◆ Instructions to follow ◆
Each entry that follows is to be retyped exactly. Pictures do not belong in the copy.

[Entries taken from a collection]

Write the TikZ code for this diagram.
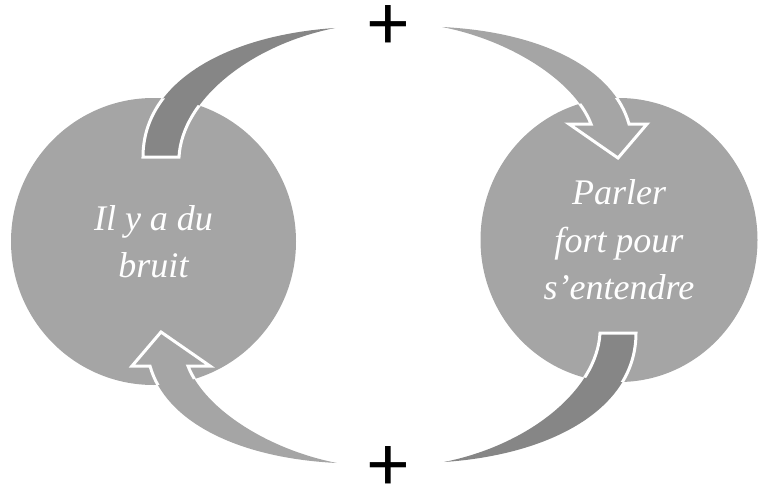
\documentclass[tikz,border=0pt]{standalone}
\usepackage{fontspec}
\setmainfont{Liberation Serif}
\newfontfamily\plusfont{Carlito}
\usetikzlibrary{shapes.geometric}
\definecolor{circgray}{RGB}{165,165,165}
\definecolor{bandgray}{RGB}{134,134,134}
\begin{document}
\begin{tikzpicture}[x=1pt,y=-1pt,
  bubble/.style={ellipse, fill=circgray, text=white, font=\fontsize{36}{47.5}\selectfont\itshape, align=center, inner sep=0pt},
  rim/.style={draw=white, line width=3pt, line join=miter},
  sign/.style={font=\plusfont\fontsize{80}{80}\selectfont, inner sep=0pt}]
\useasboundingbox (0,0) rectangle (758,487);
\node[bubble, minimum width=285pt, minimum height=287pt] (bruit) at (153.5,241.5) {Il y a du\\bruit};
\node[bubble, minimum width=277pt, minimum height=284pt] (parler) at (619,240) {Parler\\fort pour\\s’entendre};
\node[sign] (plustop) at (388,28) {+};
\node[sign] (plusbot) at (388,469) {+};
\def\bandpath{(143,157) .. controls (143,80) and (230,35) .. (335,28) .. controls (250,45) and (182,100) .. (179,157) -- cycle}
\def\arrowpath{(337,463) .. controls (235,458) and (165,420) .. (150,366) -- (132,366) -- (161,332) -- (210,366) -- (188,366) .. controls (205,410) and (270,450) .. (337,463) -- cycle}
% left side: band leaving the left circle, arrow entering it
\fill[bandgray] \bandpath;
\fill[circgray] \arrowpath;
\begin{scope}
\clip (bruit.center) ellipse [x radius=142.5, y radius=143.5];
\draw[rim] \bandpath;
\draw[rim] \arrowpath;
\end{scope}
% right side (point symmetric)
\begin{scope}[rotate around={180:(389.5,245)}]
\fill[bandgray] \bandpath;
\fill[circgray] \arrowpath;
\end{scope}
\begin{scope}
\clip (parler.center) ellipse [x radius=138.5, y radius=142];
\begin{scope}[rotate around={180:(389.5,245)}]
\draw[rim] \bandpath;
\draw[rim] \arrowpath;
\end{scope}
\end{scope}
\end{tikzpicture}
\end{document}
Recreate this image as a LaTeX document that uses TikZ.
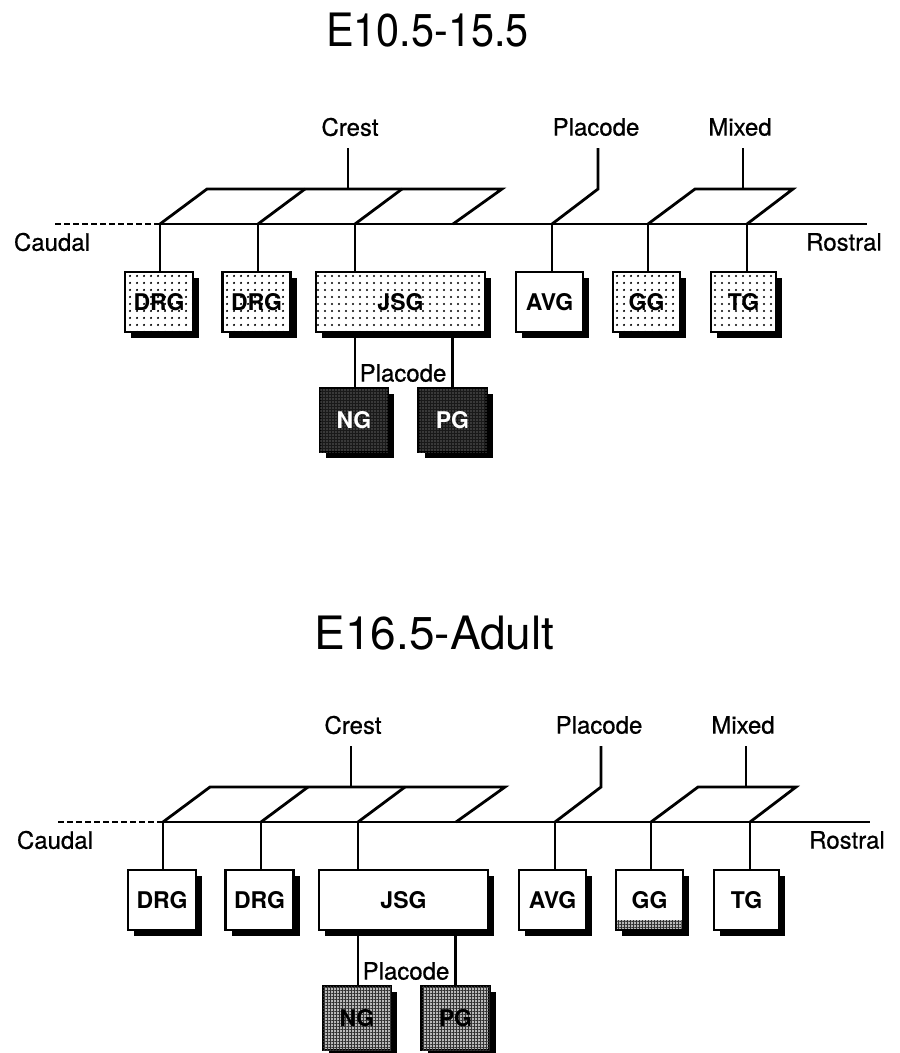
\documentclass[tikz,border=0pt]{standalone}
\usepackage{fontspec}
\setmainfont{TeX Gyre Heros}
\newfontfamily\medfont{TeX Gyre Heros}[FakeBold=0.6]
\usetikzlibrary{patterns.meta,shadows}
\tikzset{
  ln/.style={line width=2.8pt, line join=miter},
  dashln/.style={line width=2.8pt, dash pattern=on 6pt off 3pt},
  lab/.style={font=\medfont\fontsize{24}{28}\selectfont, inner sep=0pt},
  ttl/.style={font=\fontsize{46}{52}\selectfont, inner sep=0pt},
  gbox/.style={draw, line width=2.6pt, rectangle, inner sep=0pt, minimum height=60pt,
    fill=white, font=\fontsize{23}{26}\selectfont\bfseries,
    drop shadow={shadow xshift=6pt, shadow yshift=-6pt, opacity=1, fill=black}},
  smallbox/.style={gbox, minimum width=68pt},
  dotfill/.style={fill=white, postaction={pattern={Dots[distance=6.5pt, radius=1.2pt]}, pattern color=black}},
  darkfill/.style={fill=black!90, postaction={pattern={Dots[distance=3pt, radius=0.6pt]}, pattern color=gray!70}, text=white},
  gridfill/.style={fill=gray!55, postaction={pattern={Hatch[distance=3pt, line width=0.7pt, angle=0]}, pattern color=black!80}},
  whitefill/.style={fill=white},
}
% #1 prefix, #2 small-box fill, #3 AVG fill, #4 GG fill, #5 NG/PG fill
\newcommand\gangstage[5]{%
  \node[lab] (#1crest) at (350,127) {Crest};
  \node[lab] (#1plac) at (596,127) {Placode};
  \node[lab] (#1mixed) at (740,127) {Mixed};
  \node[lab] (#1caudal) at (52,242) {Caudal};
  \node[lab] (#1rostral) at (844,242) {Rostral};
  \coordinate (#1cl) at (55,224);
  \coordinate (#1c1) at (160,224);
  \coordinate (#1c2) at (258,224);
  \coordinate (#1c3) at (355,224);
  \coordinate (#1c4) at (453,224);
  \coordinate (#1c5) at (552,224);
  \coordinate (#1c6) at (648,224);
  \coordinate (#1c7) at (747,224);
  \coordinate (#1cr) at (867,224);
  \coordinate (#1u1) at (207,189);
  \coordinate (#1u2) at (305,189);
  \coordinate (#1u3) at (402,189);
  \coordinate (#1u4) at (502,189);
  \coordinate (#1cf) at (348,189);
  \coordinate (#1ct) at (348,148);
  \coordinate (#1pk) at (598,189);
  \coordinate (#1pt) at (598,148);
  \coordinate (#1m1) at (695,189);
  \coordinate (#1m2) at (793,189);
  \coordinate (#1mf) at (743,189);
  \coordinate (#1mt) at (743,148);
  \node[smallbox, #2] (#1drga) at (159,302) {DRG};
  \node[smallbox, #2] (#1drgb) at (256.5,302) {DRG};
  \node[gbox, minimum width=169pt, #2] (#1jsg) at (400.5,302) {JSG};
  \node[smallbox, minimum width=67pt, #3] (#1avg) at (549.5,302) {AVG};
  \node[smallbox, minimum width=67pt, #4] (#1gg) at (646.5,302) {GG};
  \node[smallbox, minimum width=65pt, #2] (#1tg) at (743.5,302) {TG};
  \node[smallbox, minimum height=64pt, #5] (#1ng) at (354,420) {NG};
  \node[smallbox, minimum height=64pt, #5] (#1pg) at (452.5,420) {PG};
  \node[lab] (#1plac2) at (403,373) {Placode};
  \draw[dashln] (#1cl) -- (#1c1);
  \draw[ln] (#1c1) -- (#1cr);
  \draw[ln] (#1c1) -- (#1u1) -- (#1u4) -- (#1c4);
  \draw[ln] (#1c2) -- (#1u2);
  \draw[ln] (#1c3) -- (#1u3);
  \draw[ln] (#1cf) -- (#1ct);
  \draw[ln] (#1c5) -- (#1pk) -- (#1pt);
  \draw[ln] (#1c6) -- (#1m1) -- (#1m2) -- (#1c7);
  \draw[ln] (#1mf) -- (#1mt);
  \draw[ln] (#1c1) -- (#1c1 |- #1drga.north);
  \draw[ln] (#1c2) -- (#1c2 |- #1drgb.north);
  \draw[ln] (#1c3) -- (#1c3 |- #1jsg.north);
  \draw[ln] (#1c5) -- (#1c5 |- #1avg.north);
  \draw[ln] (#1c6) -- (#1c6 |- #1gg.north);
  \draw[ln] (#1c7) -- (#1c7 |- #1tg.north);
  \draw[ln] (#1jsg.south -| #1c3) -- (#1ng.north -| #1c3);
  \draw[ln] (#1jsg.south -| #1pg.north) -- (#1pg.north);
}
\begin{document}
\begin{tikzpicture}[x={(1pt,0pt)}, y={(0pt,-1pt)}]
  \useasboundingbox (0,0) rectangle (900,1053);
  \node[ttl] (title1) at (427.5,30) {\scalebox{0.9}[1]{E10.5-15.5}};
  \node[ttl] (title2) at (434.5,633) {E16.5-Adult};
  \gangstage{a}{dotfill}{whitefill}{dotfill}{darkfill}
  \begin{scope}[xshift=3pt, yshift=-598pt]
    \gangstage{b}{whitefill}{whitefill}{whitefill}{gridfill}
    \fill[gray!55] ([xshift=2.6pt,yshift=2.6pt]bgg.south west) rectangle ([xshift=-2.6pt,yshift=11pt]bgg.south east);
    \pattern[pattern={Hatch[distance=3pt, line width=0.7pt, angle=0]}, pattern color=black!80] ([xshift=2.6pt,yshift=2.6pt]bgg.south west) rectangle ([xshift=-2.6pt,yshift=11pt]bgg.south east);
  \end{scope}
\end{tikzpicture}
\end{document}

◆ Expected answer ◆
Write the TikZ code for this diagram.
\documentclass[tikz,border=0pt]{standalone}
\usepackage{fontspec}
\setmainfont{Liberation Serif}
\newfontfamily\plusfont{Carlito}
\usetikzlibrary{shapes.geometric}
\definecolor{circgray}{RGB}{165,165,165}
\definecolor{bandgray}{RGB}{134,134,134}
\begin{document}
\begin{tikzpicture}[x=1pt,y=-1pt,
  bubble/.style={ellipse, fill=circgray, text=white, font=\fontsize{36}{47.5}\selectfont\itshape, align=center, inner sep=0pt},
  rim/.style={draw=white, line width=3pt, line join=miter},
  sign/.style={font=\plusfont\fontsize{80}{80}\selectfont, inner sep=0pt}]
\useasboundingbox (0,0) rectangle (758,487);
\node[bubble, minimum width=285pt, minimum height=287pt] (bruit) at (153.5,241.5) {Il y a du\\bruit};
\node[bubble, minimum width=277pt, minimum height=284pt] (parler) at (619,240) {Parler\\fort pour\\s’entendre};
\node[sign] (plustop) at (388,28) {+};
\node[sign] (plusbot) at (388,469) {+};
\def\bandpath{(143,157) .. controls (143,80) and (230,35) .. (335,28) .. controls (250,45) and (182,100) .. (179,157) -- cycle}
\def\arrowpath{(337,463) .. controls (235,458) and (165,420) .. (150,366) -- (132,366) -- (161,332) -- (210,366) -- (188,366) .. controls (205,410) and (270,450) .. (337,463) -- cycle}
% left side: band leaving the left circle, arrow entering it
\fill[bandgray] \bandpath;
\fill[circgray] \arrowpath;
\begin{scope}
\clip (bruit.center) ellipse [x radius=142.5, y radius=143.5];
\draw[rim] \bandpath;
\draw[rim] \arrowpath;
\end{scope}
% right side (point symmetric)
\begin{scope}[rotate around={180:(389.5,245)}]
\fill[bandgray] \bandpath;
\fill[circgray] \arrowpath;
\end{scope}
\begin{scope}
\clip (parler.center) ellipse [x radius=138.5, y radius=142];
\begin{scope}[rotate around={180:(389.5,245)}]
\draw[rim] \bandpath;
\draw[rim] \arrowpath;
\end{scope}
\end{scope}
\end{tikzpicture}
\end{document}
Recreate this image as a LaTeX document that uses TikZ.
\documentclass[tikz,border=0pt]{standalone}
\usepackage{fontspec}
\setmainfont{TeX Gyre Heros}
\newfontfamily\medfont{TeX Gyre Heros}[FakeBold=0.6]
\usetikzlibrary{patterns.meta,shadows}
\tikzset{
  ln/.style={line width=2.8pt, line join=miter},
  dashln/.style={line width=2.8pt, dash pattern=on 6pt off 3pt},
  lab/.style={font=\medfont\fontsize{24}{28}\selectfont, inner sep=0pt},
  ttl/.style={font=\fontsize{46}{52}\selectfont, inner sep=0pt},
  gbox/.style={draw, line width=2.6pt, rectangle, inner sep=0pt, minimum height=60pt,
    fill=white, font=\fontsize{23}{26}\selectfont\bfseries,
    drop shadow={shadow xshift=6pt, shadow yshift=-6pt, opacity=1, fill=black}},
  smallbox/.style={gbox, minimum width=68pt},
  dotfill/.style={fill=white, postaction={pattern={Dots[distance=6.5pt, radius=1.2pt]}, pattern color=black}},
  darkfill/.style={fill=black!90, postaction={pattern={Dots[distance=3pt, radius=0.6pt]}, pattern color=gray!70}, text=white},
  gridfill/.style={fill=gray!55, postaction={pattern={Hatch[distance=3pt, line width=0.7pt, angle=0]}, pattern color=black!80}},
  whitefill/.style={fill=white},
}
% #1 prefix, #2 small-box fill, #3 AVG fill, #4 GG fill, #5 NG/PG fill
\newcommand\gangstage[5]{%
  \node[lab] (#1crest) at (350,127) {Crest};
  \node[lab] (#1plac) at (596,127) {Placode};
  \node[lab] (#1mixed) at (740,127) {Mixed};
  \node[lab] (#1caudal) at (52,242) {Caudal};
  \node[lab] (#1rostral) at (844,242) {Rostral};
  \coordinate (#1cl) at (55,224);
  \coordinate (#1c1) at (160,224);
  \coordinate (#1c2) at (258,224);
  \coordinate (#1c3) at (355,224);
  \coordinate (#1c4) at (453,224);
  \coordinate (#1c5) at (552,224);
  \coordinate (#1c6) at (648,224);
  \coordinate (#1c7) at (747,224);
  \coordinate (#1cr) at (867,224);
  \coordinate (#1u1) at (207,189);
  \coordinate (#1u2) at (305,189);
  \coordinate (#1u3) at (402,189);
  \coordinate (#1u4) at (502,189);
  \coordinate (#1cf) at (348,189);
  \coordinate (#1ct) at (348,148);
  \coordinate (#1pk) at (598,189);
  \coordinate (#1pt) at (598,148);
  \coordinate (#1m1) at (695,189);
  \coordinate (#1m2) at (793,189);
  \coordinate (#1mf) at (743,189);
  \coordinate (#1mt) at (743,148);
  \node[smallbox, #2] (#1drga) at (159,302) {DRG};
  \node[smallbox, #2] (#1drgb) at (256.5,302) {DRG};
  \node[gbox, minimum width=169pt, #2] (#1jsg) at (400.5,302) {JSG};
  \node[smallbox, minimum width=67pt, #3] (#1avg) at (549.5,302) {AVG};
  \node[smallbox, minimum width=67pt, #4] (#1gg) at (646.5,302) {GG};
  \node[smallbox, minimum width=65pt, #2] (#1tg) at (743.5,302) {TG};
  \node[smallbox, minimum height=64pt, #5] (#1ng) at (354,420) {NG};
  \node[smallbox, minimum height=64pt, #5] (#1pg) at (452.5,420) {PG};
  \node[lab] (#1plac2) at (403,373) {Placode};
  \draw[dashln] (#1cl) -- (#1c1);
  \draw[ln] (#1c1) -- (#1cr);
  \draw[ln] (#1c1) -- (#1u1) -- (#1u4) -- (#1c4);
  \draw[ln] (#1c2) -- (#1u2);
  \draw[ln] (#1c3) -- (#1u3);
  \draw[ln] (#1cf) -- (#1ct);
  \draw[ln] (#1c5) -- (#1pk) -- (#1pt);
  \draw[ln] (#1c6) -- (#1m1) -- (#1m2) -- (#1c7);
  \draw[ln] (#1mf) -- (#1mt);
  \draw[ln] (#1c1) -- (#1c1 |- #1drga.north);
  \draw[ln] (#1c2) -- (#1c2 |- #1drgb.north);
  \draw[ln] (#1c3) -- (#1c3 |- #1jsg.north);
  \draw[ln] (#1c5) -- (#1c5 |- #1avg.north);
  \draw[ln] (#1c6) -- (#1c6 |- #1gg.north);
  \draw[ln] (#1c7) -- (#1c7 |- #1tg.north);
  \draw[ln] (#1jsg.south -| #1c3) -- (#1ng.north -| #1c3);
  \draw[ln] (#1jsg.south -| #1pg.north) -- (#1pg.north);
}
\begin{document}
\begin{tikzpicture}[x={(1pt,0pt)}, y={(0pt,-1pt)}]
  \useasboundingbox (0,0) rectangle (900,1053);
  \node[ttl] (title1) at (427.5,30) {\scalebox{0.9}[1]{E10.5-15.5}};
  \node[ttl] (title2) at (434.5,633) {E16.5-Adult};
  \gangstage{a}{dotfill}{whitefill}{dotfill}{darkfill}
  \begin{scope}[xshift=3pt, yshift=-598pt]
    \gangstage{b}{whitefill}{whitefill}{whitefill}{gridfill}
    \fill[gray!55] ([xshift=2.6pt,yshift=2.6pt]bgg.south west) rectangle ([xshift=-2.6pt,yshift=11pt]bgg.south east);
    \pattern[pattern={Hatch[distance=3pt, line width=0.7pt, angle=0]}, pattern color=black!80] ([xshift=2.6pt,yshift=2.6pt]bgg.south west) rectangle ([xshift=-2.6pt,yshift=11pt]bgg.south east);
  \end{scope}
\end{tikzpicture}
\end{document}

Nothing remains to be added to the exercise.